Prepayment Risk. An issuer's ability to prepay principal on a loan or debt security prior to maturity can limit the Fund's potential gains. Prepayments may require the Fund to replace the loan or debt security with a lower yielding security, adversely affecting the Fund's yield.
Reinvestment Risk. Reinvestment risk is the risk that a bond's cash flows (coupon income and principal repayment) will be reinvested at an interest rate below that on the original bond.
Repurchase Agreement Risk. If the seller of a repurchase agreement defaults or otherwise does not fulfill its obligations, the Fund may incur delays and losses arising from selling the underlying securities, enforcing its rights, or declining collateral value. These risks are magnified to the extent that a repurchase agreement is secured by securities other than cash or U. S. Government securities.

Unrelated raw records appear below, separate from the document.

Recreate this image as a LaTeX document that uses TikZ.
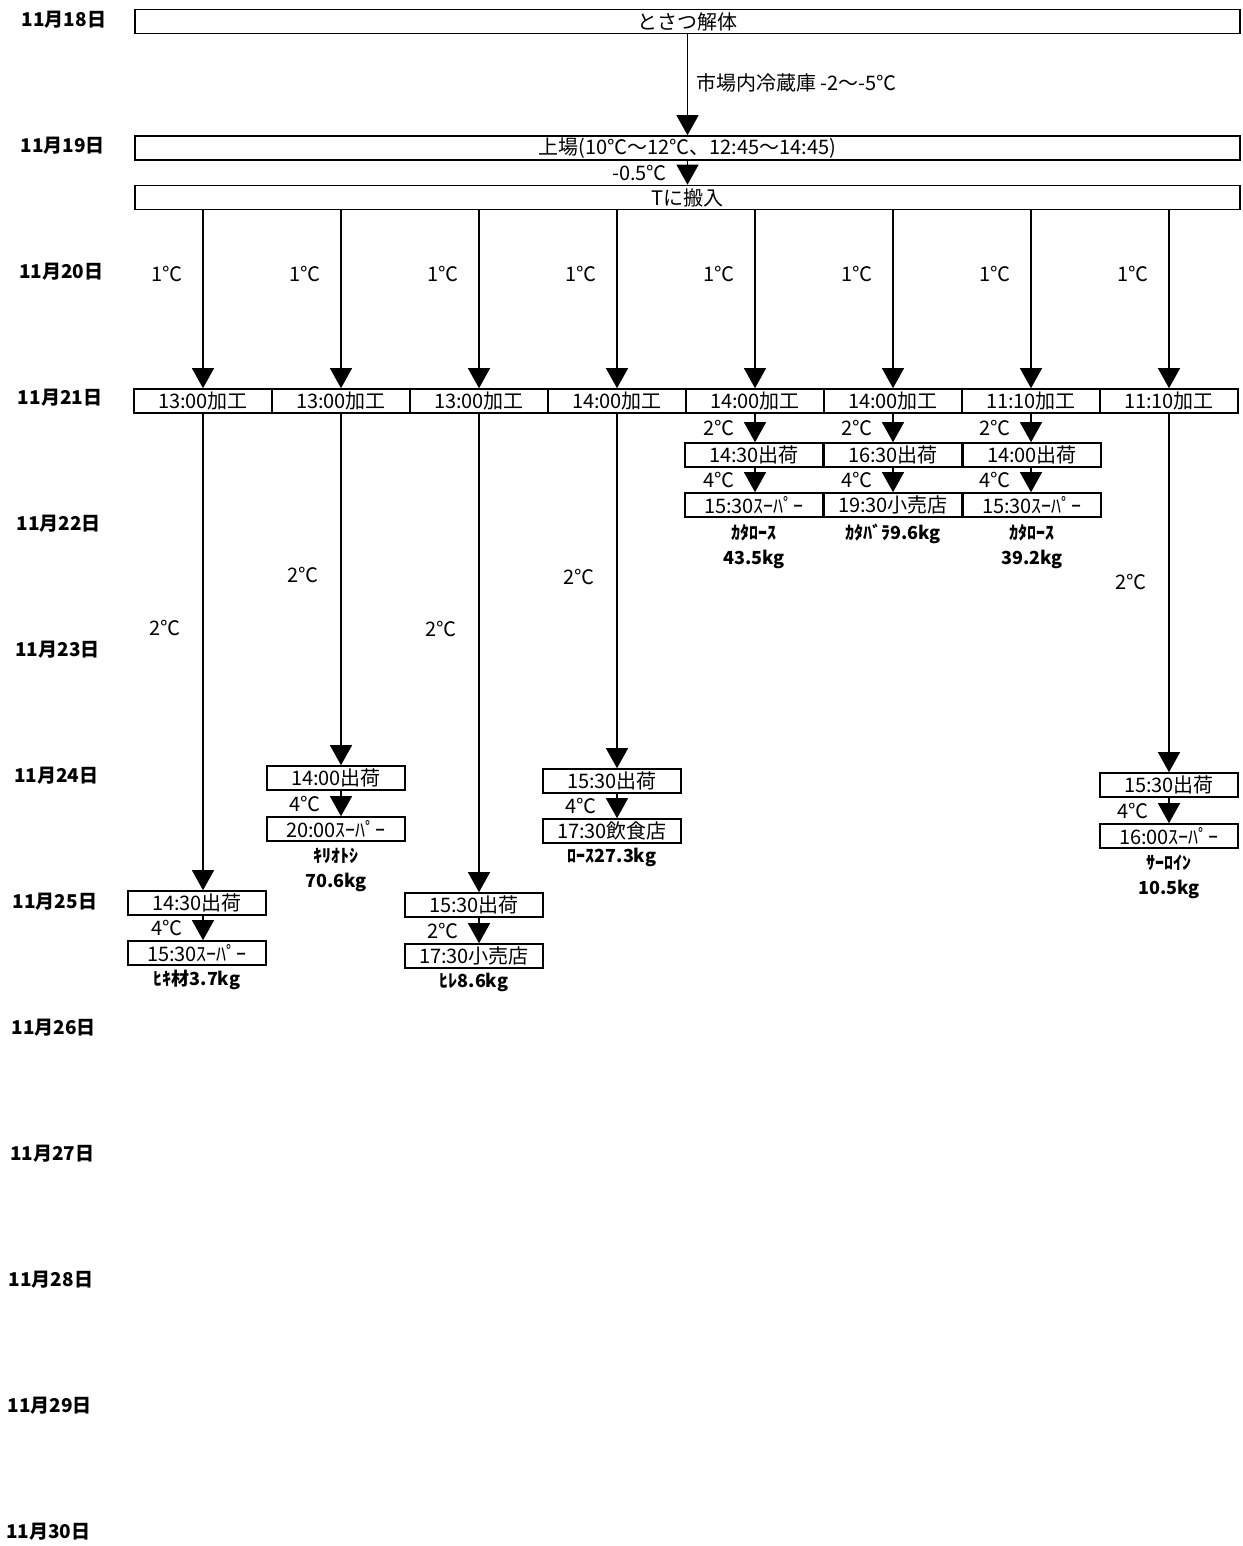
\documentclass[tikz,border=0pt]{standalone}
\usepackage{fontspec}
\setmainfont{Noto Sans CJK JP}
\usepackage{tikz}
\usetikzlibrary{arrows.meta}
\usetikzlibrary{positioning}

\tikzset{
	bandbox/.style={draw, line width=0.8pt, minimum width=552.5pt, minimum height=12pt, inner sep=0pt, font=\fontsize{10}{12}\selectfont},
	stagebox/.style={draw, line width=0.8pt, minimum width=69pt, minimum height=12pt, inner sep=0pt, font=\fontsize{10}{12}\selectfont},
	flowarr/.style={-{Triangle[width=11pt,length=10pt]}, line width=0.6pt},
	templbl/.style={font=\fontsize{10}{12}\selectfont, inner sep=1pt},
	daylbl/.style={font=\bfseries\fontsize{9.5}{11}\selectfont},
	meatlbl/.style={font=\bfseries\fontsize{9}{12.5}\selectfont, align=center, inner sep=1pt},
}

\begin{document}
\begin{tikzpicture}[x=0.5pt, y=-0.5pt]
			\useasboundingbox (0,0) rectangle (1242,1546);
			% dates
			\foreach \d [count=\i from 0] in {18,...,30}
				\node[daylbl] (d\d) at ({64-1.3*\i},{20+126*\i}) {11月{\d}日};
			% main line
			\node[bandbox] (slaughter) at (687.5,21.5) {とさつ解体};
			\node[bandbox] (arrive) at (687.5,148) {上場(10℃～12℃、12:45～14:45)};
			\node[bandbox] (storeT) at (687.5,197.5) {Tに搬入};
			\draw[flowarr] (slaughter) -- node[right=3pt, templbl, pos=0.48] {市場内冷蔵庫 -2～-5℃} (arrive);
			\draw[flowarr] (arrive) -- node[left=9pt, templbl] {-0.5℃} (storeT);
			% processing
			\foreach \t [count=\i] in {13:00,13:00,13:00,14:00,14:00,14:00,11:10,11:10}
				\node[stagebox] (p\i) at ({203+138*(\i-1)},401) {{\t}加工};
			\foreach \i in {1,...,8}
				\draw[flowarr] (storeT.south -| p\i) -- node[left=9pt, templbl, pos=0.36] {1℃} (p\i);
			% shipping, short
			\node[stagebox] (s5) at (754,455) {14:30出荷};
			\node[stagebox] (s6) at (893,455) {16:30出荷};
			\node[stagebox] (s7) at (1032,455) {14:00出荷};
			\node[stagebox] (r5) at (754,505) {15:30ｽｰﾊﾟｰ};
			\node[stagebox] (r6) at (893,505) {19:30小売店};
			\node[stagebox] (r7) at (1032,505) {15:30ｽｰﾊﾟｰ};
			\node[meatlbl, below=2pt of r5] (m5) {ｶﾀﾛｰｽ\\43.5kg};
			\node[meatlbl, below=2pt of r6] (m6) {ｶﾀﾊﾞﾗ9.6kg};
			\node[meatlbl, below=2pt of r7] (m7) {ｶﾀﾛｰｽ\\39.2kg};
			% shipping, long
			\node[stagebox] (s1) at (197,903) {14:30出荷};
			\node[stagebox] (r1) at (197,953) {15:30ｽｰﾊﾟｰ};
			\node[stagebox] (s2) at (336,778) {14:00出荷};
			\node[stagebox] (r2) at (336,829) {20:00ｽｰﾊﾟｰ};
			\node[stagebox] (s3) at (474,905) {15:30出荷};
			\node[stagebox] (r3) at (474,956) {17:30小売店};
			\node[stagebox] (s4) at (612,781) {15:30出荷};
			\node[stagebox] (r4) at (612,831) {17:30飲食店};
			\node[stagebox] (s8) at (1169,785) {15:30出荷};
			\node[stagebox] (r8) at (1169,836) {16:00ｽｰﾊﾟｰ};
			\node[meatlbl, below=1pt of r1] (m1) {ﾋｷ材3.7kg};
			\node[meatlbl, below=2pt of r2] (m2) {ｷﾘｵﾄｼ\\70.6kg};
			\node[meatlbl, below=1pt of r3] (m3) {ﾋﾚ8.6kg};
			\node[meatlbl, below=1pt of r4] (m4) {ﾛｰｽ27.3kg};
			\node[meatlbl, below=2pt of r8] (m8) {ｻｰﾛｲﾝ\\10.5kg};
			% arrows
			\foreach \i/\p in {1/0.45,2/0.46,3/0.45,4/0.46,8/0.47}
				\draw[flowarr] (p\i) -- node[left=10pt, templbl, pos=\p] {2℃} (p\i |- s\i.north);
			\foreach \i in {5,6,7}
				\draw[flowarr] (p\i) -- node[left=9pt, templbl] {2℃} (p\i |- s\i.north);
			\foreach \i/\c in {1/4,2/4,3/2,4/4,5/4,6/4,7/4,8/4}
				\draw[flowarr] (s\i.south -| p\i) -- node[left=9pt, templbl] {{\c}℃} (r\i.north -| p\i);
		\end{tikzpicture}
\end{document}
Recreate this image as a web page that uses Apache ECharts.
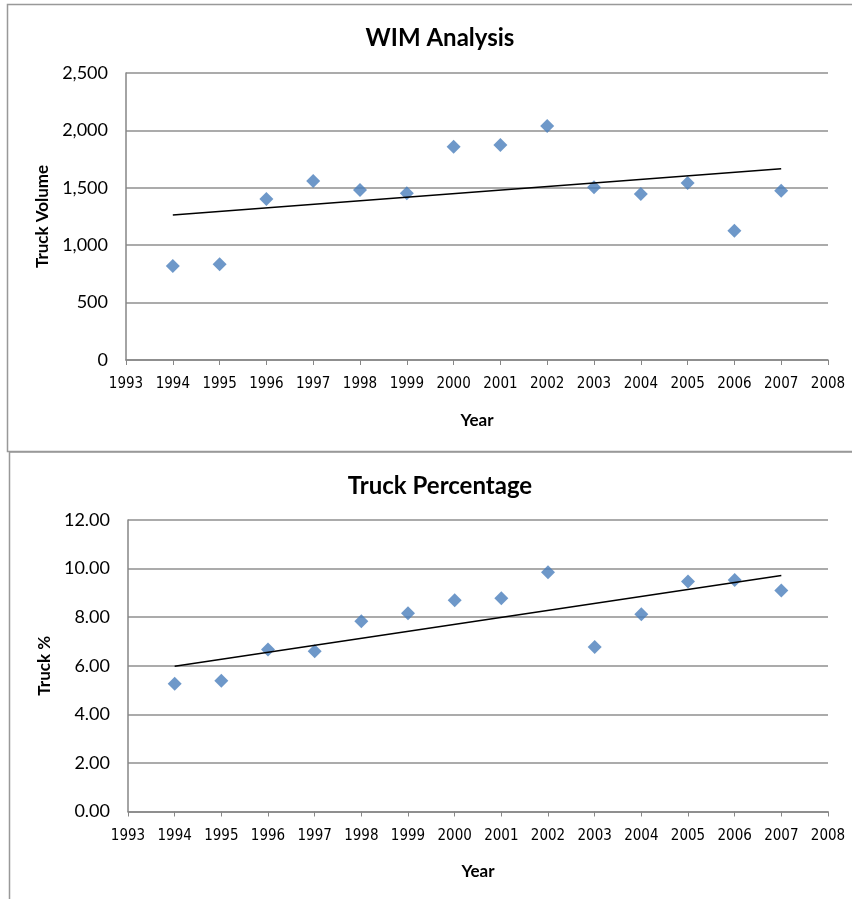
<!DOCTYPE html>
<html><head><meta charset="utf-8">
<script src="https://cdn.jsdelivr.net/npm/echarts@6/dist/echarts.min.js"></script>
<style>html,body{margin:0;padding:0;background:#fff}#c{width:852px;height:899px}</style>
</head><body><div id="c"></div>
<script>
const years = [1994,1995,1996,1997,1998,1999,2000,2001,2002,2003,2004,2005,2006,2007];
const truckVolume = [819,834,1402,1559,1481,1452,1858,1873,2038,1504,1446,1542,1126,1475];
const truckPct = [5.26,5.38,6.67,6.60,7.83,8.16,8.70,8.78,9.85,6.77,8.12,9.47,9.53,9.10];
const trendYears = [1994, 2007];
const trendVolume = [1263, 1667];
const trendPct = [5.98, 9.72];
const titles = ['WIM Analysis', 'Truck Percentage'];
const yNames = ['Truck Volume', 'Truck %'];
const xName = 'Year';

const pairs = (xs, ys) => xs.map((x, i) => [x, ys[i]]);
const tickFont = "'Liberation Sans Narrow','DejaVu Sans Condensed',Lato,sans-serif";
const mainFont = "Lato,'Open Sans',sans-serif";
const axisCol = '#868686', gridCol = '#8f8f8f';

function xAxis(gi) {
  return {
    type: 'value', gridIndex: gi, min: 1993, max: 2008, interval: 1,
    name: xName, nameLocation: 'middle', nameGap: 52,
    nameTextStyle: {fontFamily: mainFont, fontWeight: 'bold', fontSize: 17, color: '#000'},
    axisLine: {show: true, lineStyle: {color: axisCol, width: 1.5}},
    axisTick: {show: true, length: 5, lineStyle: {color: axisCol}},
    splitLine: {show: false},
    axisLabel: {formatter: v => String(v), fontFamily: tickFont, fontSize: 15, color: '#000', margin: 17}
  };
}
function yAxis(gi, max, interval, fmt) {
  return {
    type: 'value', gridIndex: gi, min: 0, max: max, interval: interval,
    name: yNames[gi], nameLocation: 'middle', nameGap: 72, nameRotate: 90,
    nameTextStyle: {fontFamily: mainFont, fontWeight: 'bold', fontSize: 17, color: '#000'},
    axisLine: {show: true, lineStyle: {color: axisCol, width: 1.5}},
    axisTick: {show: false},
    splitLine: {show: true, lineStyle: {color: gridCol, width: 1.5}},
    axisLabel: {formatter: fmt, fontFamily: mainFont, fontSize: 18, color: '#000', margin: 18}
  };
}
const chart = echarts.init(document.getElementById('c'), null, {renderer: 'canvas'});
chart.setOption({
  animation: false,
  backgroundColor: '#fff',
  title: [
    {text: titles[0], left: 435, top: 21, textAlign: 'center', textStyle: {fontFamily: mainFont, fontWeight: 'bold', fontSize: 24, color: '#000'}},
    {text: titles[1], left: 435, top: 469, textAlign: 'center', textStyle: {fontFamily: mainFont, fontWeight: 'bold', fontSize: 24, color: '#000'}}
  ],
  graphic: [
    {type: 'rect', shape: {x: 7.5, y: 4.5, width: 900, height: 447}, style: {fill: 'none', stroke: '#999', lineWidth: 1.5}, z: -1},
    {type: 'rect', shape: {x: 9.5, y: 452, width: 900, height: 500}, style: {fill: 'none', stroke: '#999', lineWidth: 1.5}, z: -1}
  ],
  grid: [
    {left: 126, top: 73, width: 702, height: 287},
    {left: 128, top: 520, width: 700, height: 291.5}
  ],
  xAxis: [xAxis(0), xAxis(1)],
  yAxis: [
    yAxis(0, 2500, 500, v => v.toLocaleString('en-US')),
    yAxis(1, 12, 2, v => v.toFixed(2))
  ],
  series: [
    {type: 'scatter', xAxisIndex: 0, yAxisIndex: 0, data: pairs(years, truckVolume), symbol: 'diamond', symbolSize: 14, itemStyle: {color: '#4a7ebb'}},
    {type: 'line', xAxisIndex: 0, yAxisIndex: 0, data: pairs(trendYears, trendVolume), symbol: 'none', lineStyle: {color: '#000', width: 1.5}},
    {type: 'scatter', xAxisIndex: 1, yAxisIndex: 1, data: pairs(years, truckPct), symbol: 'diamond', symbolSize: 14, itemStyle: {color: '#4a7ebb'}},
    {type: 'line', xAxisIndex: 1, yAxisIndex: 1, data: pairs(trendYears, trendPct), symbol: 'none', lineStyle: {color: '#000', width: 1.5}}
  ]
});
</script></body></html>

TBA Transactions Risk. TBA transactions involve the risk that the securities received may be less favorable than what was anticipated by the Fund when entering into the TBA transaction. TBA transactions also involve the risk that a counterparty will fail to deliver the securities, exposing the Fund to further losses. Whether or not the Fund takes delivery of the securities at the termination date of a TBA transaction, the Fund will nonetheless be exposed to changes in the value of the underlying investments during the term of the agreement.
U. S. Government Obligations Risk. The Fund may invest in obligations issued by U. S. Government agencies and instrumentalities that may receive varying levels of support from the government, which could affect the Fund's ability to recover should they default.
When-Issued and Delayed Delivery Risks. When-issued and delayed delivery transactions are subject to market risk as the value or yield of a security at delivery may be more or less than the purchase price or the yield generally available on securities when delivery occurs. In addition, the Fund is subject to counterparty risk because it relies on the buyer or seller, as the case may be, to consummate the transaction, and failure by the other party to complete the transaction may result in the Fund missing the opportunity of obtaining a price or yield considered to be advantageous.
Yield Risk. The Fund's yield will vary as the short-term securities in its portfolio mature or are sold and the proceeds are reinvested in other securities. Additionally, inflation may outpace and diminish investment returns over time.
Zero Coupon or Pay-In-Kind Securities Risk. The value, interest rates, and liquidity of non-cash paying instruments, such as zero coupon and pay-in-kind securities, are subject to greater fluctuation than other types of securities. The higher yields and interest rates on pay-in-kind securities reflect the payment deferral and increased credit risk associated with such instruments and that such investments may represent a higher credit risk than coupon loans. Pay-in-kind securities may have a potential variability in valuations because their continuing accruals require continuing judgments about the collectability of the deferred payments and the value of any associated collateral.